PROVIDED DATA:
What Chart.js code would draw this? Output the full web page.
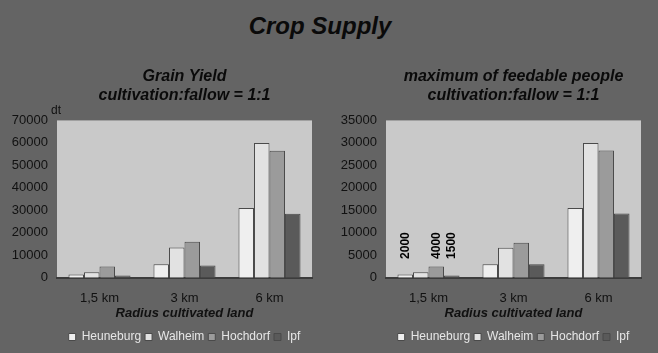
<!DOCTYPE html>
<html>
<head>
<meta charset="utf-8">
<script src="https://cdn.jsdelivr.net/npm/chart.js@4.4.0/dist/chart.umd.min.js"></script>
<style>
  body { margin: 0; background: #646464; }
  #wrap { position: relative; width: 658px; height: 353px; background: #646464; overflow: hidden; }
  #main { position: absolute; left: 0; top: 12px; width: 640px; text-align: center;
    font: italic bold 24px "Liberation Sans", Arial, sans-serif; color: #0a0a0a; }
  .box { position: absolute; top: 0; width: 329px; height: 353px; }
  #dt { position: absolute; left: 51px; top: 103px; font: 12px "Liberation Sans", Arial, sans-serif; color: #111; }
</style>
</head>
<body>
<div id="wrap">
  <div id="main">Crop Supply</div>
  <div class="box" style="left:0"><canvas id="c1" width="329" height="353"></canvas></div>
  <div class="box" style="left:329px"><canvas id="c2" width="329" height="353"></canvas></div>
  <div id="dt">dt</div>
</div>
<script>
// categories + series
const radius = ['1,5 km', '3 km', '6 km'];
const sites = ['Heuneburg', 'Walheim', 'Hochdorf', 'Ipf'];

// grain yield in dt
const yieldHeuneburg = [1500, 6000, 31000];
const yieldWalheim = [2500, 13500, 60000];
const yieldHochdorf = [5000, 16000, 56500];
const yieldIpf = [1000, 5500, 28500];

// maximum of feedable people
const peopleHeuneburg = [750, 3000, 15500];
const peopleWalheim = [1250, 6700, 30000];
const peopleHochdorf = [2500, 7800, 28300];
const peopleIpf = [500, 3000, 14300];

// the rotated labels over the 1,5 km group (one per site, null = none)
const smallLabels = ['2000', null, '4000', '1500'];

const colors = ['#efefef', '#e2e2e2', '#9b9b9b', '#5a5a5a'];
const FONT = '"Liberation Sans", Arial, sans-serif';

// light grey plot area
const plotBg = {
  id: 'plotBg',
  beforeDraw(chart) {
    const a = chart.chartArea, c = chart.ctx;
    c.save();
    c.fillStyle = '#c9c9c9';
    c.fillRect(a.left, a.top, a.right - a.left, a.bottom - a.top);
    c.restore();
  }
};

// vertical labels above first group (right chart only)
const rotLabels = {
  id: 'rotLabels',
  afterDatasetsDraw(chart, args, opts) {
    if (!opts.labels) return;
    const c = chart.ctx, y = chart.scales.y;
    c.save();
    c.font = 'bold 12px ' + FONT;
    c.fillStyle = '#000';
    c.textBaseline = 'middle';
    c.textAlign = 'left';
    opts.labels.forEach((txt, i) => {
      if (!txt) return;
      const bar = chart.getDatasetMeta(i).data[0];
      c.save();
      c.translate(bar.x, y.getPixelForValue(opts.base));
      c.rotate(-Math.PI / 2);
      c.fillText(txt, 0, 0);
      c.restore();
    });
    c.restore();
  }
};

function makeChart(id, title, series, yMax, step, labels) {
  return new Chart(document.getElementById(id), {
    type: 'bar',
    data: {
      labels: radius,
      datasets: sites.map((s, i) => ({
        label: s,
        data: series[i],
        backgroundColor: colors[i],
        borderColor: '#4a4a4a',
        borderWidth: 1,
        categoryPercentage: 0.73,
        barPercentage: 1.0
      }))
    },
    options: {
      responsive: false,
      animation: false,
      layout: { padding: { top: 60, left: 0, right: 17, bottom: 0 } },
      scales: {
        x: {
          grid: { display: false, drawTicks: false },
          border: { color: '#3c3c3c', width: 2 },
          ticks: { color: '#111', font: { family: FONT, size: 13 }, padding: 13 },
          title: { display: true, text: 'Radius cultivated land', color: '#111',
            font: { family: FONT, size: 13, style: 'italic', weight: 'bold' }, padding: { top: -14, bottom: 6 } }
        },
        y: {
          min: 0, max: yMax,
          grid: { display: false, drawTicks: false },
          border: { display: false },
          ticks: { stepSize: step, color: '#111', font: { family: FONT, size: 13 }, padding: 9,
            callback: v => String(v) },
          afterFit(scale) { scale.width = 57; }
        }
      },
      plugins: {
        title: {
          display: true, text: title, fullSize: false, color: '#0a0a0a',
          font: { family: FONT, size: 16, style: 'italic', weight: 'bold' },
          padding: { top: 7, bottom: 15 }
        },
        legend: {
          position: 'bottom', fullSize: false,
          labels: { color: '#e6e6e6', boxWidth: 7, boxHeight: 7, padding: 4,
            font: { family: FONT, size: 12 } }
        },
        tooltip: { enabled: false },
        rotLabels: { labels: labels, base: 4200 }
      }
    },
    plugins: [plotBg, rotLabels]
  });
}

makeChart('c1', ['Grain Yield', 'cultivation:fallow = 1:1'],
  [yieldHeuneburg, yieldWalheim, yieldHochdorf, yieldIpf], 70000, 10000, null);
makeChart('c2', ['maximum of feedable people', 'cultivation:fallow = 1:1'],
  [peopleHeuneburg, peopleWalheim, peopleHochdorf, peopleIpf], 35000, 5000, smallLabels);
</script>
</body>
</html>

REQUIRED WORK:
Reproduce each line word for word and drop the pictures.

WRITTEN SOLUTION:
What Chart.js code would draw this? Output the full web page.
<!DOCTYPE html>
<html>
<head>
<meta charset="utf-8">
<script src="https://cdn.jsdelivr.net/npm/chart.js@4.4.0/dist/chart.umd.min.js"></script>
<style>
  body { margin: 0; background: #646464; }
  #wrap { position: relative; width: 658px; height: 353px; background: #646464; overflow: hidden; }
  #main { position: absolute; left: 0; top: 12px; width: 640px; text-align: center;
    font: italic bold 24px "Liberation Sans", Arial, sans-serif; color: #0a0a0a; }
  .box { position: absolute; top: 0; width: 329px; height: 353px; }
  #dt { position: absolute; left: 51px; top: 103px; font: 12px "Liberation Sans", Arial, sans-serif; color: #111; }
</style>
</head>
<body>
<div id="wrap">
  <div id="main">Crop Supply</div>
  <div class="box" style="left:0"><canvas id="c1" width="329" height="353"></canvas></div>
  <div class="box" style="left:329px"><canvas id="c2" width="329" height="353"></canvas></div>
  <div id="dt">dt</div>
</div>
<script>
// categories + series
const radius = ['1,5 km', '3 km', '6 km'];
const sites = ['Heuneburg', 'Walheim', 'Hochdorf', 'Ipf'];

// grain yield in dt
const yieldHeuneburg = [1500, 6000, 31000];
const yieldWalheim = [2500, 13500, 60000];
const yieldHochdorf = [5000, 16000, 56500];
const yieldIpf = [1000, 5500, 28500];

// maximum of feedable people
const peopleHeuneburg = [750, 3000, 15500];
const peopleWalheim = [1250, 6700, 30000];
const peopleHochdorf = [2500, 7800, 28300];
const peopleIpf = [500, 3000, 14300];

// the rotated labels over the 1,5 km group (one per site, null = none)
const smallLabels = ['2000', null, '4000', '1500'];

const colors = ['#efefef', '#e2e2e2', '#9b9b9b', '#5a5a5a'];
const FONT = '"Liberation Sans", Arial, sans-serif';

// light grey plot area
const plotBg = {
  id: 'plotBg',
  beforeDraw(chart) {
    const a = chart.chartArea, c = chart.ctx;
    c.save();
    c.fillStyle = '#c9c9c9';
    c.fillRect(a.left, a.top, a.right - a.left, a.bottom - a.top);
    c.restore();
  }
};

// vertical labels above first group (right chart only)
const rotLabels = {
  id: 'rotLabels',
  afterDatasetsDraw(chart, args, opts) {
    if (!opts.labels) return;
    const c = chart.ctx, y = chart.scales.y;
    c.save();
    c.font = 'bold 12px ' + FONT;
    c.fillStyle = '#000';
    c.textBaseline = 'middle';
    c.textAlign = 'left';
    opts.labels.forEach((txt, i) => {
      if (!txt) return;
      const bar = chart.getDatasetMeta(i).data[0];
      c.save();
      c.translate(bar.x, y.getPixelForValue(opts.base));
      c.rotate(-Math.PI / 2);
      c.fillText(txt, 0, 0);
      c.restore();
    });
    c.restore();
  }
};

function makeChart(id, title, series, yMax, step, labels) {
  return new Chart(document.getElementById(id), {
    type: 'bar',
    data: {
      labels: radius,
      datasets: sites.map((s, i) => ({
        label: s,
        data: series[i],
        backgroundColor: colors[i],
        borderColor: '#4a4a4a',
        borderWidth: 1,
        categoryPercentage: 0.73,
        barPercentage: 1.0
      }))
    },
    options: {
      responsive: false,
      animation: false,
      layout: { padding: { top: 60, left: 0, right: 17, bottom: 0 } },
      scales: {
        x: {
          grid: { display: false, drawTicks: false },
          border: { color: '#3c3c3c', width: 2 },
          ticks: { color: '#111', font: { family: FONT, size: 13 }, padding: 13 },
          title: { display: true, text: 'Radius cultivated land', color: '#111',
            font: { family: FONT, size: 13, style: 'italic', weight: 'bold' }, padding: { top: -14, bottom: 6 } }
        },
        y: {
          min: 0, max: yMax,
          grid: { display: false, drawTicks: false },
          border: { display: false },
          ticks: { stepSize: step, color: '#111', font: { family: FONT, size: 13 }, padding: 9,
            callback: v => String(v) },
          afterFit(scale) { scale.width = 57; }
        }
      },
      plugins: {
        title: {
          display: true, text: title, fullSize: false, color: '#0a0a0a',
          font: { family: FONT, size: 16, style: 'italic', weight: 'bold' },
          padding: { top: 7, bottom: 15 }
        },
        legend: {
          position: 'bottom', fullSize: false,
          labels: { color: '#e6e6e6', boxWidth: 7, boxHeight: 7, padding: 4,
            font: { family: FONT, size: 12 } }
        },
        tooltip: { enabled: false },
        rotLabels: { labels: labels, base: 4200 }
      }
    },
    plugins: [plotBg, rotLabels]
  });
}

makeChart('c1', ['Grain Yield', 'cultivation:fallow = 1:1'],
  [yieldHeuneburg, yieldWalheim, yieldHochdorf, yieldIpf], 70000, 10000, null);
makeChart('c2', ['maximum of feedable people', 'cultivation:fallow = 1:1'],
  [peopleHeuneburg, peopleWalheim, peopleHochdorf, peopleIpf], 35000, 5000, smallLabels);
</script>
</body>
</html>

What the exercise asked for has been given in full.